> What the exercise asks: Write out the material exactly. Do not include the pictures.

> Data extract:
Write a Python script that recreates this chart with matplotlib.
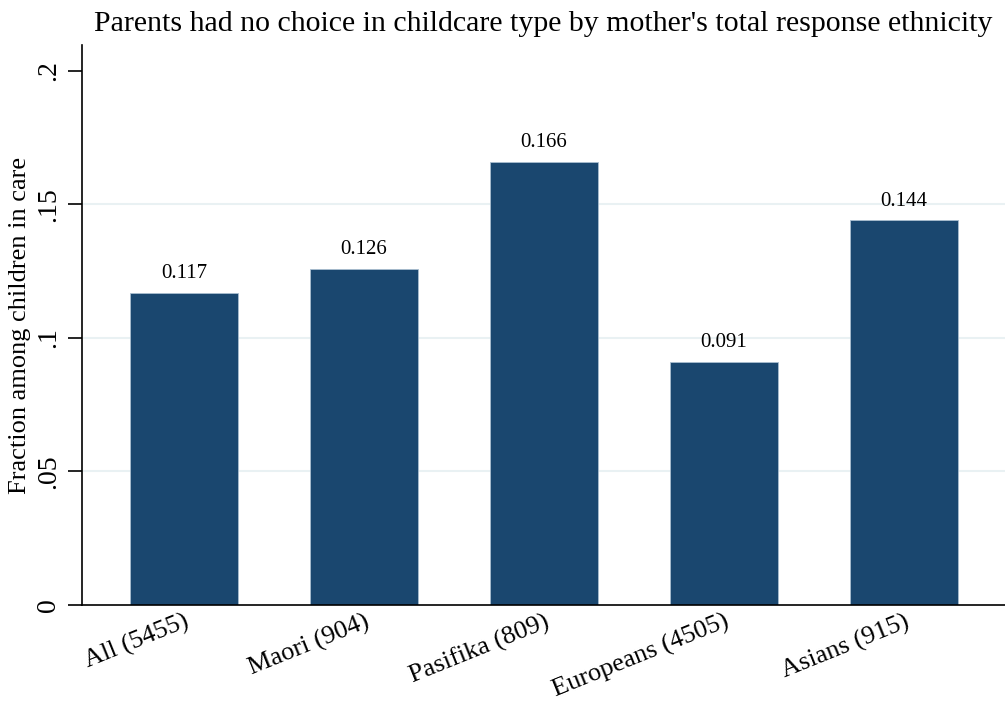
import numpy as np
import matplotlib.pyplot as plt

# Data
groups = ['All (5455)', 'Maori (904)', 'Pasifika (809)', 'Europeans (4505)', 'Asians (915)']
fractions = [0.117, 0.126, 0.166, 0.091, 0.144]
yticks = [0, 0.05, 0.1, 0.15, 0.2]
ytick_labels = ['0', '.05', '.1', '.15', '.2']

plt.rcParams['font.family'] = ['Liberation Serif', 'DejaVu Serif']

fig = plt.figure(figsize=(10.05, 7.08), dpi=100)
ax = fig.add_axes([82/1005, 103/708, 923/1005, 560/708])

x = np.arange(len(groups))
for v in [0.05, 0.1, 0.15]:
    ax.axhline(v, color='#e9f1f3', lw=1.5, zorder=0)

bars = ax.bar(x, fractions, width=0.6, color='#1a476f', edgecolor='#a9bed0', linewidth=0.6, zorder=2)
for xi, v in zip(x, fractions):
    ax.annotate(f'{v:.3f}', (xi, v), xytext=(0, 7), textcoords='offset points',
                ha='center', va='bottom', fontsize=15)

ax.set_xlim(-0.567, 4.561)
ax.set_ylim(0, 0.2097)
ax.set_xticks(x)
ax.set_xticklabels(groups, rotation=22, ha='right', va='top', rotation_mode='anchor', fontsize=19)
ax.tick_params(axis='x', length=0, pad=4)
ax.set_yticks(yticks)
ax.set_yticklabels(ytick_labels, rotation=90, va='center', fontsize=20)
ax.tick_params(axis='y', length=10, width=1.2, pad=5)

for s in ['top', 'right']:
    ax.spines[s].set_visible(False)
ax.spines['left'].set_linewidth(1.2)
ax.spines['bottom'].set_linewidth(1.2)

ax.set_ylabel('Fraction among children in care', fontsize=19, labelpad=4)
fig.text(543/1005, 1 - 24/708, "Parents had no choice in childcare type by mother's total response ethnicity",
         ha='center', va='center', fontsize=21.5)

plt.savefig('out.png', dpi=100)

> Result of the task:
Write a Python script that recreates this chart with matplotlib.
import numpy as np
import matplotlib.pyplot as plt

# Data
groups = ['All (5455)', 'Maori (904)', 'Pasifika (809)', 'Europeans (4505)', 'Asians (915)']
fractions = [0.117, 0.126, 0.166, 0.091, 0.144]
yticks = [0, 0.05, 0.1, 0.15, 0.2]
ytick_labels = ['0', '.05', '.1', '.15', '.2']

plt.rcParams['font.family'] = ['Liberation Serif', 'DejaVu Serif']

fig = plt.figure(figsize=(10.05, 7.08), dpi=100)
ax = fig.add_axes([82/1005, 103/708, 923/1005, 560/708])

x = np.arange(len(groups))
for v in [0.05, 0.1, 0.15]:
    ax.axhline(v, color='#e9f1f3', lw=1.5, zorder=0)

bars = ax.bar(x, fractions, width=0.6, color='#1a476f', edgecolor='#a9bed0', linewidth=0.6, zorder=2)
for xi, v in zip(x, fractions):
    ax.annotate(f'{v:.3f}', (xi, v), xytext=(0, 7), textcoords='offset points',
                ha='center', va='bottom', fontsize=15)

ax.set_xlim(-0.567, 4.561)
ax.set_ylim(0, 0.2097)
ax.set_xticks(x)
ax.set_xticklabels(groups, rotation=22, ha='right', va='top', rotation_mode='anchor', fontsize=19)
ax.tick_params(axis='x', length=0, pad=4)
ax.set_yticks(yticks)
ax.set_yticklabels(ytick_labels, rotation=90, va='center', fontsize=20)
ax.tick_params(axis='y', length=10, width=1.2, pad=5)

for s in ['top', 'right']:
    ax.spines[s].set_visible(False)
ax.spines['left'].set_linewidth(1.2)
ax.spines['bottom'].set_linewidth(1.2)

ax.set_ylabel('Fraction among children in care', fontsize=19, labelpad=4)
fig.text(543/1005, 1 - 24/708, "Parents had no choice in childcare type by mother's total response ethnicity",
         ha='center', va='center', fontsize=21.5)

plt.savefig('out.png', dpi=100)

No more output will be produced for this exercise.